A 6 day public inquiry commenced today into an appeal by Williamsfield Developments Ltd into the refusal by East Riding of Yorkshire District Council of its application for outline planning permission for 67 dwellings on an unallocated greenfield site outside the settlement boundary at Hutton Cranswick.
A central issue in the appeal is whether the Council is able to demonstrate a deliverable 5 year housing land supply (‘5YHLS’). In 2017, the Council emphatically succeeded in fending off a sustained challenge to its claimed 5YHLS at 3 appeals by Gladman (in South Cave, Holm-on-Spalding Moor and Pocklington), two of which resulted in costs awards in favour of the Council. Those appeal decisions received a nationally high profile in the planning & development industry at the time and were treated as illustrative of the demanding task facing appellants seeking to interrogate a local authority’s 5YHLS following the Court of Appeal’s judgment in the St Modwen case concerning the interpretation of the definition of ‘deliverable’ in the 2012 National Planning Policy Framework.
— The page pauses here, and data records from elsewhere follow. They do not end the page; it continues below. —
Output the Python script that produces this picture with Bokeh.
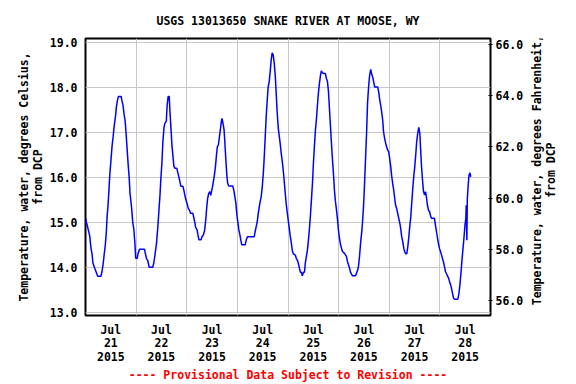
import math
from bokeh.plotting import figure
from bokeh.layouts import row
from bokeh.models import (Range1d, LinearAxis, FixedTicker, NumeralTickFormatter,
                          ColumnDataSource, Grid, Label)
from bokeh.embed import file_html
from bokeh.resources import INLINE

# ---------------- data ----------------
title_text = "USGS 13013650 SNAKE RIVER AT MOOSE, WY"
left_label = "Temperature, water, degrees Celsius,\nfrom DCP"
right_label = "Temperature, water, degrees Fahrenheit,\nfrom DCP"
footnote = "---- Provisional Data Subject to Revision ----"
month_label = "Jul"
year_label = "2015"
day_labels = ["21", "22", "23", "24", "25", "26", "27", "28"]
celsius_ticks = [13, 14, 15, 16, 17, 18, 19]
fahrenheit_ticks = [56, 58, 60, 62, 64, 66]
celsius_range = (12.927, 19.089)
fahrenheit_range = (55.42, 66.22)

# hours since 2015-07-21 00:00
hours = [
    0.0, 0.4, 1.0, 1.5, 2.0, 2.3, 2.7, 3.1, 3.5, 4.2,
    5.0, 5.8, 7.3, 7.8, 8.3, 8.9, 9.4, 9.9, 10.2, 10.7,
    11.1, 11.5, 12.1, 12.6, 13.1, 13.5, 14.2, 14.6, 15.1, 15.6,
    16.9, 17.3, 17.8, 18.3, 18.8, 19.2, 19.7, 20.2, 20.7, 21.1,
    21.8, 22.4, 22.9, 23.4, 23.8, 24.5, 24.9, 25.6, 28.0, 28.4,
    28.9, 29.5, 30.2, 31.9, 32.4, 33.0, 33.7, 34.3, 34.8, 35.3,
    35.7, 36.2, 36.7, 37.2, 37.6, 38.3, 38.7, 39.2, 39.7, 40.0,
    40.5, 41.0, 41.4, 41.9, 42.4, 43.3, 43.8, 44.3, 44.8, 45.2,
    46.2, 46.7,
    47.1, 47.6, 48.3, 48.7, 49.4, 49.8, 50.9, 51.4, 51.9, 52.2,
    52.9, 53.3, 53.8, 54.8, 55.2, 55.9, 56.5, 57.0, 57.5, 57.9,
    58.4, 58.9, 59.4, 59.7, 60.2, 60.6, 61.1, 61.6, 62.1, 62.5,
    63.0, 63.5, 64.0, 64.4, 64.7, 65.2, 65.7, 66.0, 66.5, 67.0,
    67.4, 67.9, 69.8, 70.3, 70.8, 71.3, 71.7, 72.2, 72.7, 73.2,
    73.6, 74.1, 75.7, 76.2, 76.8, 80.0, 80.4, 80.9, 81.4, 81.9,
    82.4, 82.8, 83.3, 83.8, 84.3, 84.7, 85.2, 85.7, 86.2, 86.6,
    87.1, 87.6, 88.1, 88.5, 89.0, 89.5, 90.0, 90.4, 90.9, 91.4,
    91.9, 92.3, 92.8, 93.3, 93.8, 94.3, 94.7, 95.2, 95.7, 96.1,
    96.6,
    97.1, 97.6, 98.0, 98.5, 99.5, 99.9, 100.4, 100.9, 101.4, 101.9,
    102.3, 102.8, 103.3, 103.8, 104.2, 104.7, 105.2, 105.7, 106.1, 106.6,
    107.1, 107.6, 108.0, 108.5, 109.0, 109.5, 109.9, 110.4, 110.9, 111.4,
    111.8, 112.3, 112.8, 113.7, 114.2, 114.7, 115.2, 115.6, 116.1, 116.6,
    117.1, 117.6, 118.0, 118.5, 119.0, 119.5, 119.9, 120.4, 120.9, 121.4,
    121.8, 122.8, 123.3, 123.7, 124.2, 124.7, 125.2, 125.6, 126.6, 128.0,
    128.5, 129.0, 129.4, 129.9, 130.4, 130.9, 131.3, 131.8, 132.3, 132.8,
    133.3, 133.7, 134.2, 134.7, 135.2, 135.6, 136.1, 136.6, 137.1, 138.5,
    139.0, 139.4, 139.9, 140.4, 140.9, 141.3, 141.8, 142.3,
    143.2, 143.7, 144.2, 144.7, 145.1, 145.6, 146.1, 146.6, 147.0, 147.5,
    148.0, 148.5, 149.0, 149.4, 149.9, 150.4, 150.9, 151.3, 151.8, 152.3,
    152.8, 153.2, 153.7, 154.2, 154.7, 155.1, 155.6, 156.1, 156.6, 157.0,
    157.5, 158.0, 158.5, 158.8, 159.3, 159.7, 160.2, 160.7, 161.2, 161.6,
    162.1, 162.6, 163.1, 163.5, 164.0, 165.4, 165.9, 166.4, 166.9, 167.3,
    167.8, 168.3, 168.8, 169.2, 169.7, 170.2, 170.7, 171.2, 171.6, 172.1,
    172.6, 173.1, 173.5, 174.0, 174.5, 175.0, 176.5, 177.0, 177.5, 178.0,
    178.4, 178.9, 179.4, 179.9, 180.3, 180.5, 180.8, 181.0, 181.3, 181.8,
    182.3, 182.6,
]

temp_c = [
    15.1, 15.0, 14.9, 14.8, 14.7, 14.55, 14.4, 14.3, 14.1, 14.0,
    13.9, 13.8, 13.8, 13.9, 14.05, 14.3, 14.5, 14.8, 15.1, 15.4,
    15.7, 16.05, 16.4, 16.7, 16.9, 17.1, 17.35, 17.55, 17.7, 17.8,
    17.8, 17.7, 17.6, 17.4, 17.25, 17.0, 16.65, 16.3, 16.0, 15.65,
    15.35, 15.0, 14.85, 14.55, 14.2, 14.2, 14.3, 14.4, 14.4, 14.3,
    14.2, 14.15, 14.0, 14.0, 14.1, 14.3, 14.55, 14.9, 15.25, 15.6,
    15.95, 16.3, 16.8, 17.1, 17.2, 17.25, 17.6, 17.8, 17.8, 17.5,
    17.1, 16.7, 16.5, 16.25, 16.2, 16.2, 16.1, 16.0, 15.9, 15.8,
    15.8, 15.7,
    15.6, 15.5, 15.39, 15.31, 15.26, 15.2, 15.2, 15.09, 14.98, 14.89,
    14.83, 14.72, 14.61, 14.61, 14.68, 14.72, 14.83, 15.05, 15.35, 15.53,
    15.64, 15.68, 15.6, 15.68, 15.79, 15.9, 16.05, 16.24, 16.5, 16.68,
    16.72, 16.9, 17.09, 17.24, 17.31, 17.2, 17.05, 16.83, 16.42, 16.05,
    15.87, 15.81, 15.81, 15.72, 15.57, 15.42, 15.2, 15.01, 14.83, 14.72,
    14.61, 14.5, 14.5, 14.61, 14.68, 14.68, 14.79, 14.9, 15.01, 15.2,
    15.35, 15.46, 15.57, 15.79, 16.09, 16.42, 16.9, 17.38, 17.75, 18.01,
    18.13, 18.38, 18.64, 18.77, 18.72, 18.53, 18.24, 17.87, 17.42, 17.09,
    16.9, 16.75, 16.53, 16.35, 16.13, 15.87, 15.64, 15.39, 15.2, 15.05,
    14.87,
    14.68, 14.53, 14.38, 14.3, 14.27, 14.2, 14.16, 14.09, 13.98, 13.89,
    13.89, 13.81, 13.89, 13.89, 14.09, 14.24, 14.38, 14.61, 14.83, 15.13,
    15.5, 15.87, 16.27, 16.68, 17.05, 17.31, 17.57, 17.87, 18.09, 18.27,
    18.37, 18.33, 18.31, 18.31, 18.2, 18.13, 17.9, 17.57, 17.16, 16.76,
    16.38, 16.05, 15.72, 15.46, 15.27, 15.05, 14.83, 14.64, 14.5, 14.42,
    14.35, 14.31, 14.27, 14.24, 14.13, 14.05, 13.98, 13.89, 13.81, 13.81,
    13.87, 13.94, 14.01, 14.24, 14.53, 14.76, 14.98, 15.35, 15.87, 16.46,
    17.05, 17.64, 18.01, 18.27, 18.4, 18.31, 18.24, 18.13, 18.01, 18.01,
    17.9, 17.75, 17.61, 17.46, 17.27, 17.01, 16.87, 16.76,
    16.61, 16.57, 16.42, 16.24, 16.05, 15.87, 15.72, 15.53, 15.38, 15.31,
    15.2, 15.09, 14.98, 14.87, 14.68, 14.57, 14.42, 14.35, 14.3, 14.3,
    14.46, 14.64, 14.9, 15.12, 15.46, 15.72, 16.01, 16.24, 16.53, 16.79,
    16.98, 17.11, 16.98, 16.68, 16.24, 15.98, 15.7, 15.61, 15.68, 15.57,
    15.38, 15.27, 15.24, 15.16, 15.09, 15.09, 14.94, 14.79, 14.64, 14.53,
    14.42, 14.35, 14.27, 14.2, 14.12, 14.01, 13.9, 13.85, 13.81, 13.76,
    13.68, 13.61, 13.53, 13.42, 13.31, 13.29, 13.29, 13.41, 13.61, 13.87,
    14.12, 14.38, 14.64, 14.94, 15.09, 15.38, 14.6, 15.5, 15.75, 16.05,
    16.1, 16.01,
]

# ---------------- styling ----------------
FONT = "DejaVu Sans Mono"
FSIZE = "11.5px"
W, H = 576, 384
SIDE_W = 48                      # strip that carries the right-hand axis title
MAIN_W = W - SIDE_W
BORDER_L, BORDER_T, BORDER_B = 85, 38, 68
BORDER_R = MAIN_W - 490
RIGHT_TITLE_X = 15.3             # within the strip
RIGHT_TITLE_CENTER_FROM_TOP = 182.5
n_days = len(day_labels)
day_starts = [24 * i for i in range(n_days + 1)]
day_mids = [24 * i + 12 for i in range(n_days)]

p = figure(width=MAIN_W, height=H,
           x_range=Range1d(0, 24 * n_days),
           y_range=Range1d(*celsius_range),
           x_axis_type=None, y_axis_type=None,
           output_backend="svg", toolbar_location=None,
           min_border_left=BORDER_L, min_border_right=BORDER_R,
           min_border_top=BORDER_T, min_border_bottom=BORDER_B)
p.extra_y_ranges = {"f": Range1d(*fahrenheit_range)}
p.background_fill_color = "white"
p.border_fill_color = "white"
p.outline_line_color = "black"
p.outline_line_width = 2
p.outline_line_alpha = 1.0

p.title.text = title_text
p.title.align = "center"
p.title.text_font = FONT
p.title.text_font_style = "bold"
p.title.text_font_size = FSIZE
p.title.text_color = "black"
p.title.standoff = 22


def style_axis(ax):
    ax.axis_line_color = None
    ax.major_tick_line_color = None
    ax.minor_tick_line_color = None
    ax.major_tick_in = 0
    ax.major_tick_out = 0
    ax.minor_tick_in = 0
    ax.minor_tick_out = 0
    ax.major_label_text_font = FONT
    ax.major_label_text_font_style = "bold"
    ax.major_label_text_font_size = FSIZE
    ax.major_label_text_color = "black"
    ax.major_label_text_line_height = 0.97
    ax.axis_label_text_font = FONT
    ax.axis_label_text_font_style = "bold"
    ax.axis_label_text_font_size = FSIZE
    ax.axis_label_text_color = "black"
    ax.axis_label_text_line_height = 0.95


# left (Celsius)
yl = LinearAxis(ticker=FixedTicker(ticks=celsius_ticks),
                formatter=NumeralTickFormatter(format="0.0"))
style_axis(yl)
yl.axis_label = left_label
yl.major_label_standoff = 8
yl.axis_label_standoff = 2
p.add_layout(yl, "left")

# right (Fahrenheit)
yr = LinearAxis(y_range_name="f", ticker=FixedTicker(ticks=fahrenheit_ticks),
                formatter=NumeralTickFormatter(format="0.0"))
style_axis(yr)
yr.major_tick_line_color = "black"
yr.major_tick_line_width = 1
yr.major_tick_in = 2
yr.major_tick_out = 2
yr.major_label_standoff = 3
p.add_layout(yr, "right")

# bottom (dates) with the provisional-data note as its label
xb = LinearAxis(ticker=FixedTicker(ticks=day_mids))
style_axis(xb)
xb.major_label_overrides = {m: f"{month_label}\n{d}\n{year_label}"
                            for m, d in zip(day_mids, day_labels)}
xb.major_label_standoff = 7
xb.axis_label = footnote
xb.axis_label_text_color = "#ff0000"
xb.axis_label_standoff = 1
p.add_layout(xb, "below")

# grids
gx = Grid(dimension=0, ticker=FixedTicker(ticks=day_starts),
          grid_line_color="#c8c8c8", grid_line_width=1)
gy = Grid(dimension=1, ticker=FixedTicker(ticks=celsius_ticks),
          grid_line_color="#c8c8c8", grid_line_width=1)
p.add_layout(gx)
p.add_layout(gy)

src = ColumnDataSource(data=dict(hours=hours, temp_c=temp_c))
p.line(x="hours", y="temp_c", source=src, line_color="#0000ff", line_width=1.5)

# narrow strip on the right holding the Fahrenheit axis title (bottom-to-top)
side = figure(width=SIDE_W, height=H, title=None,
              x_range=Range1d(0, SIDE_W), y_range=Range1d(0, H),
              x_axis_type=None, y_axis_type=None,
              output_backend="svg", toolbar_location=None,
              min_border_left=0, min_border_right=0,
              min_border_top=0, min_border_bottom=0)
side.outline_line_color = None
side.background_fill_color = "white"
side.border_fill_color = "white"
side.add_layout(Label(x=RIGHT_TITLE_X, y=H - RIGHT_TITLE_CENTER_FROM_TOP,
                      text=right_label, angle=math.pi / 2, text_align="center",
                      text_baseline="middle", text_font=FONT,
                      text_font_style="bold", text_font_size=FSIZE,
                      text_color="black", text_line_height=1.0))

layout = row(p, side)
open("out.html", "w").write(file_html(layout, INLINE))
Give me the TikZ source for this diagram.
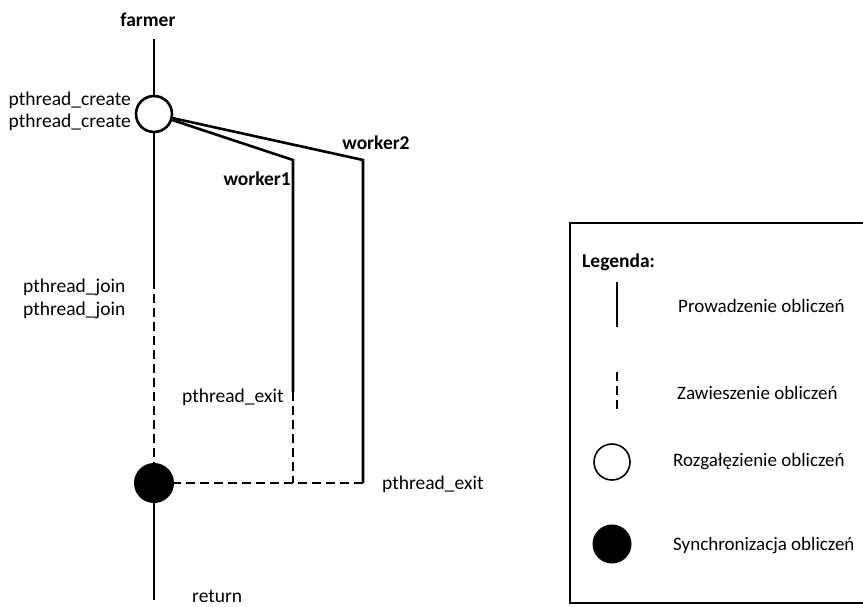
\documentclass[tikz,border=0pt]{standalone}
\usepackage{fontspec}
\setmainfont{Carlito}
\begin{document}
\begin{tikzpicture}[x=1pt,y=-1pt,
  flow/.style={line width=2.6pt},
  wait/.style={line width=2.6pt,dash pattern=on 9pt off 5pt},
  fork/.style={circle,draw,line width=2.6pt,fill=white,minimum size=36pt,inner sep=0pt},
  sync/.style={circle,fill=black,minimum size=40pt,inner sep=0pt},
  lbl/.style={font=\fontsize{19.5}{22}\selectfont,inner sep=0pt},
  blbl/.style={font=\fontsize{19.5}{22}\selectfont\bfseries,inner sep=0pt},
  leg/.style={font=\fontsize{19}{22}\selectfont,inner sep=0pt}]
\useasboundingbox (0,0) rectangle (863,606);

% farmer thread
\node[blbl] (farmer) at (148,20) {farmer};
\coordinate (start) at (154,39);
\node[fork] (split) at (154,114) {};
\coordinate (joinstart) at (154,280);
\node[sync] (join) at (154,483) {};
\coordinate (end) at (154,600);

\draw[flow] (start) -- (split);
\draw[flow] (split) -- (joinstart);
\draw[wait] (joinstart) -- (join);
\draw[flow] (join) -- (end);

% worker threads
\coordinate (w1top) at (293,160);
\coordinate (w1exit) at (293,392);
\coordinate (w1end) at (293,483);
\coordinate (w2top) at (363,160);
\coordinate (w2end) at (363,483);

\draw[flow] (split) -- (w1top) -- (w1exit);
\draw[wait] (w1exit) -- (w1end);
\draw[flow] (split) -- (w2top) -- (w2end);
\draw[wait] (w2end) -- (join);

% labels
\node[lbl,anchor=east] (c1) at (131,100) {pthread\_create};
\node[lbl,anchor=east] (c2) at (131,122) {pthread\_create};
\node[blbl,anchor=east] (w1) at (291,179) {worker1};
\node[blbl] (w2) at (376,143) {worker2};
\node[lbl,anchor=west] (j1) at (23,287) {pthread\_join};
\node[lbl,anchor=west] (j2) at (23,310) {pthread\_join};
\node[lbl,anchor=west] (e1) at (182,397) {pthread\_exit};
\node[lbl,anchor=west] (e2) at (382,484) {pthread\_exit};
\node[lbl,anchor=west] (ret) at (192,596) {return};

% legend
\draw[line width=1.4pt] (863,223) -- (570,223) -- (570,603) -- (863,603);
\node[blbl,anchor=west] (legtitle) at (582,262) {Legenda:};
\coordinate (ls1) at (617,282);
\coordinate (ls2) at (617,327);
\draw[line width=2pt] (ls1) -- (ls2);
\node[leg,anchor=west] (lt1) at (678,306) {Prowadzenie obliczeń};
\coordinate (ld1) at (617,372);
\coordinate (ld2) at (617,412);
\draw[line width=2pt,dash pattern=on 9pt off 5pt] (ld1) -- (ld2);
\node[leg,anchor=west] (lt2) at (677,393) {Zawieszenie obliczeń};
\node[circle,draw,line width=1.6pt,minimum size=36pt,inner sep=0pt] (lfork) at (612,462) {};
\node[leg,anchor=west] (lt3) at (673,462) {Rozgałęzienie obliczeń};
\node[sync,minimum size=39pt] (lsync) at (612,544) {};
\node[leg,anchor=west] (lt4) at (673,546) {Synchronizacja obliczeń};
\end{tikzpicture}
\end{document}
In the present Hutton Cranswick appeal, the Appellant is seeking to re-open the argument in reliance on the revised definition of ‘deliverable’ in the 2018 and 2019 versions of the NPPF and having regard to the accompanying Planning Practice Guidance. The Council contends that the Appellant has misunderstood the revised definition and that its application of the definition to the Council’s claimed 5YHLS is misplaced. The decision of the Inspector (Philip Ware DipTP MRTPI) is likely to be one of, if not the, leading early appeal decisions on the effect of the new NPPF and PPG on determining 5YHLS in the context of planning decision-making.
Charles Banner QC and Matthew Henderson appear for East Riding of Yorkshire Council, instructed by Peter Atkinson of the Council’s legal department. Charles appeared in all 3 of the 2017 appeals in which the Council successfully defended its 5YHLS, with Matthew in the latter two.